The nvidia visual profiler is unable to find any issues with my kernel, I was hoping the community here might have some suggestions as to how I can make it go faster.
The kernel code:
__global__ void XTXKernel(Matrix X, Matrix XTX) {
//find location in output matrix
int blockRow = blockIdx.y;
int blockCol = blockIdx.x;
int row = threadIdx.y;
int col = threadIdx.x;
Matrix XTXsub = GetSubMatrix(XTX, blockRow, blockCol);
float Cvalue = 0;
for(int m = 0; m < (X.paddedHeight / BLOCK_SIZE); ++m) {
//Get sub-matrix
Matrix Xsub = GetSubMatrix(X, m, blockCol);
Matrix XTsub = GetSubMatrix(X, m, blockRow);
__shared__ float Xs[BLOCK_SIZE][BLOCK_SIZE];
__shared__ float XTs[BLOCK_SIZE][BLOCK_SIZE];
//Xs[row][col] = GetElement(Xsub, row, col);
//XTs[row][col] = GetElement(XTsub, col, row);
Xs[row][col] = *(float*)((char*)Xsub.data + row*Xsub.pitch) + col;
XTs[col][row] = *(float*)((char*)XTsub.data + row*XTsub.pitch) + col;
__syncthreads();
for(int e = 0; e < BLOCK_SIZE; ++e)
Cvalue += Xs[e][row] * XTs[col][e];
__syncthreads();
}
//write the result to the XTX matrix
//SetElement(XTXsub, row, col, Cvalue);
((float *)((char*)XTXsub.data + row*XTX.pitch) + col)[0] = Cvalue;
}
The definition of my Matrix structure:
struct Matrix {
matrixLocation location;
unsigned int width; //width of matrix(# cols)

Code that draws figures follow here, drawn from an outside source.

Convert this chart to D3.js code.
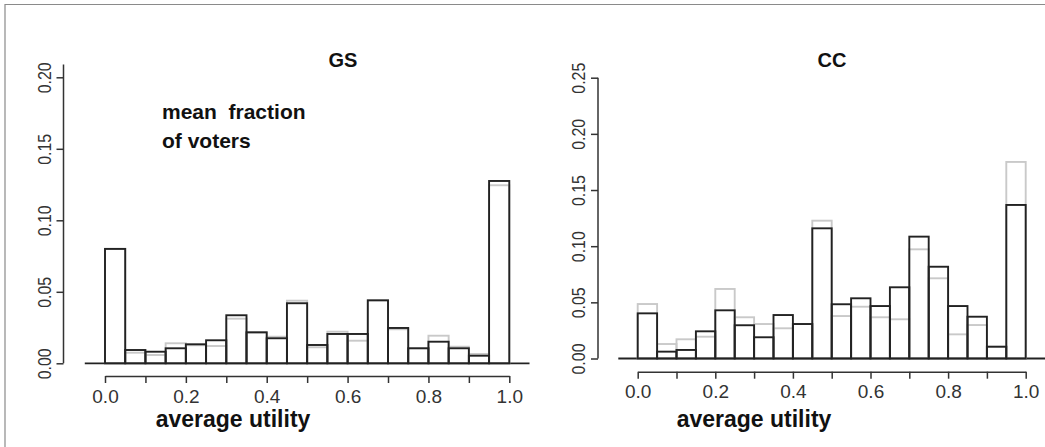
<!DOCTYPE html>
<html>
<head>
<meta charset="utf-8">
<script src="https://cdn.jsdelivr.net/npm/d3@7"></script>
<style>
  body { margin: 0; background: #fff; }
  svg { display: block; font-family: "Liberation Sans", Arial, Helvetica, sans-serif; }
</style>
</head>
<body>
<div id="chart"></div>
<script>
// bin starts (width 0.05)
const binStarts = [0.00, 0.05, 0.10, 0.15, 0.20, 0.25, 0.30, 0.35, 0.40, 0.45,
                   0.50, 0.55, 0.60, 0.65, 0.70, 0.75, 0.80, 0.85, 0.90, 0.95]
const binWidth = 0.05

// GS panel
const gsMain = [0.0800, 0.0093, 0.0081, 0.0105, 0.0133, 0.0161, 0.0336, 0.0217, 0.0175, 0.0420,
                0.0128, 0.0205, 0.0205, 0.0440, 0.0247, 0.0105, 0.0151, 0.0105, 0.0053, 0.1275]
const gsAlt  = [0.0800, 0.0074, 0.0058, 0.0140, 0.0126, 0.0121, 0.0312, 0.0213, 0.0186, 0.0438,
                0.0112, 0.0221, 0.0158, 0.0443, 0.0238, 0.0105, 0.0193, 0.0116, 0.0065, 0.1245]

// CC panel
const ccMain = [0.0402, 0.0061, 0.0076, 0.0242, 0.0429, 0.0296, 0.0189, 0.0387, 0.0307, 0.1159,
                0.0483, 0.0536, 0.0467, 0.0634, 0.1085, 0.0817, 0.0467, 0.0372, 0.0105, 0.1367]
const ccAlt  = [0.0485, 0.0129, 0.0171, 0.0194, 0.0619, 0.0367, 0.0307, 0.0269, 0.0307, 0.1227,
                0.0378, 0.0461, 0.0367, 0.0349, 0.0972, 0.0714, 0.0215, 0.0298, 0.0105, 0.1750]

const xTicks = [0, 0.1, 0.2, 0.3, 0.4, 0.5, 0.6, 0.7, 0.8, 0.9, 1.0]
const xLabels = ['0.0', '', '0.2', '', '0.4', '', '0.6', '', '0.8', '', '1.0']
const gsYTicks = [0, 0.05, 0.10, 0.15, 0.20]
const ccYTicks = [0, 0.05, 0.10, 0.15, 0.20, 0.25]

const W = 1045, H = 447
const colors = { main: '#222', alt: '#c9c9c9', axis: '#333', frame: '#8a8a8a' }

const svg = d3.select('#chart').append('svg')
  .attr('width', W).attr('height', H)

// outer frame (top + left visible)
svg.append('path')
  .attr('d', 'M5,' + H + 'V4.5H' + W)
  .attr('fill', 'none').attr('stroke', colors.frame).attr('stroke-width', 1.2)

function panel (conf) {
  const x = d3.scaleLinear().domain([0, 1]).range(conf.xRange)
  const y = d3.scaleLinear().domain(conf.yDomain).range(conf.yRange)
  const g = svg.append('g')

  // histogram baseline
  g.append('line')
    .attr('x1', x(-0.05)).attr('x2', x(1.05))
    .attr('y1', y(0)).attr('y2', y(0))
    .attr('stroke', colors.main).attr('stroke-width', 1.8)

  const drawBars = (vals, color) => {
    g.append('g').selectAll('rect')
      .data(vals)
      .enter()
      .append('rect')
      .attr('x', (d, i) => x(binStarts[i]))
      .attr('width', (d, i) => x(binStarts[i] + binWidth) - x(binStarts[i]))
      .attr('y', d => y(d))
      .attr('height', d => y(0) - y(d))
      .attr('fill', 'none')
      .attr('stroke', color)
      .attr('stroke-width', 1.9)
  }
  drawBars(conf.alt, colors.alt)
  drawBars(conf.main, colors.main)

  // y axis
  const yAxis = g.append('g')
    .attr('transform', 'translate(' + conf.yAxisX + ',0)')
    .call(d3.axisLeft(y).tickValues(conf.yTicks).tickSize(7).tickSizeOuter(0).tickFormat(d3.format('.2f')))
  yAxis.select('.domain').remove()
  yAxis.append('line')
    .attr('y1', y(0)).attr('y2', y(conf.yAxisTop))
    .attr('stroke', colors.axis).attr('stroke-width', 1.5)
  yAxis.selectAll('.tick line').attr('stroke', colors.axis).attr('stroke-width', 1.5)
  yAxis.selectAll('.tick text')
    .attr('x', null).attr('dy', null)
    .attr('transform', 'translate(-13,0) rotate(-90)')
    .attr('text-anchor', 'middle')
    .attr('fill', colors.axis)
    .style('font-size', '19px')
    .attr('textLength', 31)
    .attr('lengthAdjust', 'spacingAndGlyphs')

  // x axis
  const xAxis = g.append('g')
    .attr('transform', 'translate(0,' + conf.xAxisY + ')')
    .call(d3.axisBottom(x).tickValues(xTicks).tickSize(7).tickSizeOuter(0)
      .tickFormat((d, i) => xLabels[i]))
  xAxis.select('.domain').attr('stroke', colors.axis).attr('stroke-width', 1.5)
  xAxis.selectAll('.tick line').attr('stroke', colors.axis).attr('stroke-width', 1.5)
  xAxis.selectAll('.tick text')
    .attr('y', conf.xLabelDy).attr('dy', null)
    .attr('fill', colors.axis)
    .style('font-size', '19px')

  // labels
  g.append('text')
    .attr('x', conf.titleX).attr('y', 67)
    .attr('text-anchor', 'middle')
    .style('font-weight', 'bold').style('font-size', '20px')
    .attr('fill', '#111')
    .text(conf.title)
  g.append('text')
    .attr('x', conf.xlabX).attr('y', 427)
    .attr('text-anchor', 'middle')
    .style('font-weight', 'bold').style('font-size', '23px')
    .attr('fill', '#111')
    .text('average utility')
  return g
}

const left = panel({
  xRange: [105, 509.3], yDomain: [0, 0.2], yRange: [363.3, 77.3],
  yTicks: gsYTicks, yAxisX: 63.5, yAxisTop: 0.2089, xAxisY: 376, xLabelDy: 27,
  main: gsMain, alt: gsAlt, title: 'GS', titleX: 343, xlabX: 233
})
const ylab = left.append('text')
  .style('font-weight', 'bold').style('font-size', '21px').attr('fill', '#111')
ylab.append('tspan').attr('x', 162).attr('y', 119).attr('xml:space', 'preserve').text('mean  fraction')
ylab.append('tspan').attr('x', 162).attr('y', 148).text('of voters')

panel({
  xRange: [637.7, 1025.7], yDomain: [0, 0.25], yRange: [358.5, 77.7],
  yTicks: ccYTicks, yAxisX: 598, yAxisTop: 0.25, xAxisY: 371.7, xLabelDy: 26,
  main: ccMain, alt: ccAlt, title: 'CC', titleX: 832, xlabX: 754
})
</script>
</body>
</html>
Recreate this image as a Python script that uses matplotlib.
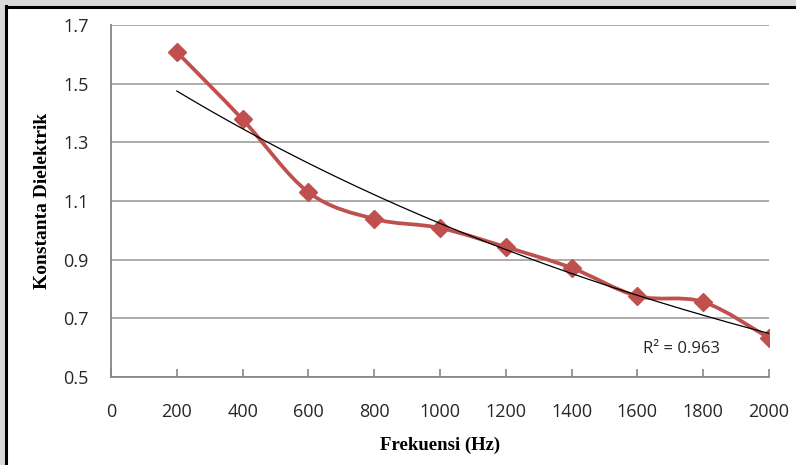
import numpy as np
import matplotlib
matplotlib.use('Agg')
import matplotlib.pyplot as plt
from matplotlib.path import Path
from matplotlib.patches import PathPatch, Rectangle
from matplotlib.lines import Line2D

# ── Data ───────────────────────────────────────────────
freq = [200, 400, 600, 800, 1000, 1200, 1400, 1600, 1800, 2000]
konstanta = [1.608, 1.378, 1.130, 1.039, 1.008, 0.943, 0.872, 0.776, 0.756, 0.633]
r2_text = 'R² = 0.963'

RED = '#C0504D'
GRID = '#A6A6A6'
AXIS = '#868686'
TXT = '#262626'

fig = plt.figure(figsize=(7.96, 4.65), dpi=100, facecolor='white')
ax = fig.add_axes([111/796, 88/465, 658/796, 352/465])
ax.set_facecolor('white')

# smoothed line (Catmull-Rom -> cubic Bezier), like Excel "smoothed line"
x = np.array(freq, float); y = np.array(konstanta, float)
verts = [(x[0], y[0])]; codes = [Path.MOVETO]
n = len(x)
for i in range(n - 1):
    x0, y0 = (x[i-1], y[i-1]) if i > 0 else (x[i], y[i])
    x3, y3 = (x[i+2], y[i+2]) if i + 2 < n else (x[i+1], y[i+1])
    c1 = (x[i] + (x[i+1] - x0) / 6, y[i] + (y[i+1] - y0) / 6)
    c2 = (x[i+1] - (x3 - x[i]) / 6, y[i+1] - (y3 - y[i]) / 6)
    verts += [c1, c2, (x[i+1], y[i+1])]
    codes += [Path.CURVE4] * 3
ax.add_patch(PathPatch(Path(verts, codes), facecolor='none', edgecolor=RED,
                       lw=2.7, capstyle='round', joinstyle='round', zorder=3))
ax.plot(freq, konstanta, linestyle='none', marker='D', ms=9,
        color=RED, mec=RED, zorder=4)

# exponential trendline
b, a = np.polyfit(x, np.log(y), 1)
xt = np.linspace(x.min(), x.max(), 200)
ax.plot(xt, np.exp(a + b * xt), color='black', lw=0.9, zorder=5)
ax.text(1618, 0.594, r2_text, fontsize=12, color=TXT, va='center',
        family='Open Sans')

# axes styling
ax.set_xlim(0, 2000)
ax.set_ylim(0.5, 1.7)
ax.set_xticks(np.arange(0, 2001, 200))
ax.set_yticks(np.arange(0.5, 1.71, 0.2))
ax.set_yticklabels([f'{v:.1f}' for v in np.arange(0.5, 1.71, 0.2)])
ax.yaxis.grid(True, color=GRID, lw=1.3)
ax.set_axisbelow(True)
for s in ['top', 'right']:
    ax.spines[s].set_visible(False)
for s in ['left', 'bottom']:
    ax.spines[s].set_color(AXIS)
    ax.spines[s].set_linewidth(1.3)
ax.tick_params(axis='x', direction='in', length=6, width=1.2, color=AXIS,
               pad=19, labelsize=13, labelcolor=TXT)
ax.tick_params(axis='y', length=0, pad=16, labelsize=13, labelcolor=TXT)
for lb in ax.get_xticklabels() + ax.get_yticklabels():
    lb.set_family('Open Sans')

ax.set_xlabel('Frekuensi (Hz)', family='Liberation Serif', fontweight='bold',
              fontsize=13.5, color='black', labelpad=11)
ax.set_ylabel('Konstanta Dielektrik', family='Liberation Serif', fontweight='bold',
              fontsize=14, color='black', labelpad=9)

# page frame (gray margins + black border on top / left)
fig.patches.append(Rectangle((0, 0), 5/796, 1, transform=fig.transFigure,
                             color='#D9D9D9', zorder=0))
fig.patches.append(Rectangle((0, 1 - 6/465), 1, 6/465, transform=fig.transFigure,
                             color='#D9D9D9', zorder=0))
fig.lines.append(Line2D([6/796, 6/796], [0, 1 - 6/465], transform=fig.transFigure,
                        color='black', lw=2.2))
fig.lines.append(Line2D([6/796, 1], [1 - 7/465, 1 - 7/465], transform=fig.transFigure,
                        color='black', lw=2.2))

fig.savefig('out.png', dpi=100)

unsigned int height; //height of matrix(# rows)
unsigned int paddedWidth; //zero padded width
unsigned int paddedHeight; //zero padded height
float* data; //pointer to linear array of data elements
size_t pitch; //pitch in bytes, the paddedHeight*sizeof(float) for host, device determines own pitch
size_t size; //total number of elements in the matrix
size_t paddedSize; //total number of elements counting zero padding
};
Thanks in advance for your suggestions.
EDIT: I forgot to mention, I am running the on a Kepler card, GTX 670 4GB.
Smaller block size like 16x16 or 8x8 may be faster. This slides also demos larger non-square size of block/shared mem may be faster for particular matrix size.
For shared mem allocation, add a dumy element on the leading dimension by using [BLOCK_SIZE][BLOCK_SIZE+1] to avoid the bank conflict.
Try to unroll the inner for loop by using #pragma unroll
On the other hand, You probably won't be much faster than matlab GPU code for large enough A'*A. Since the performance bottleneck of matlab is the invoking overhead rather than the kernel performance.
The cuBLAS routine culas_gemm() may have highest performance for matrix multiplication. You could compare yours with it.
MAGMA routine magma_gemm() has higher performance than cuBLAS in some cases. It's a open source project. You may also get some ideas from their code.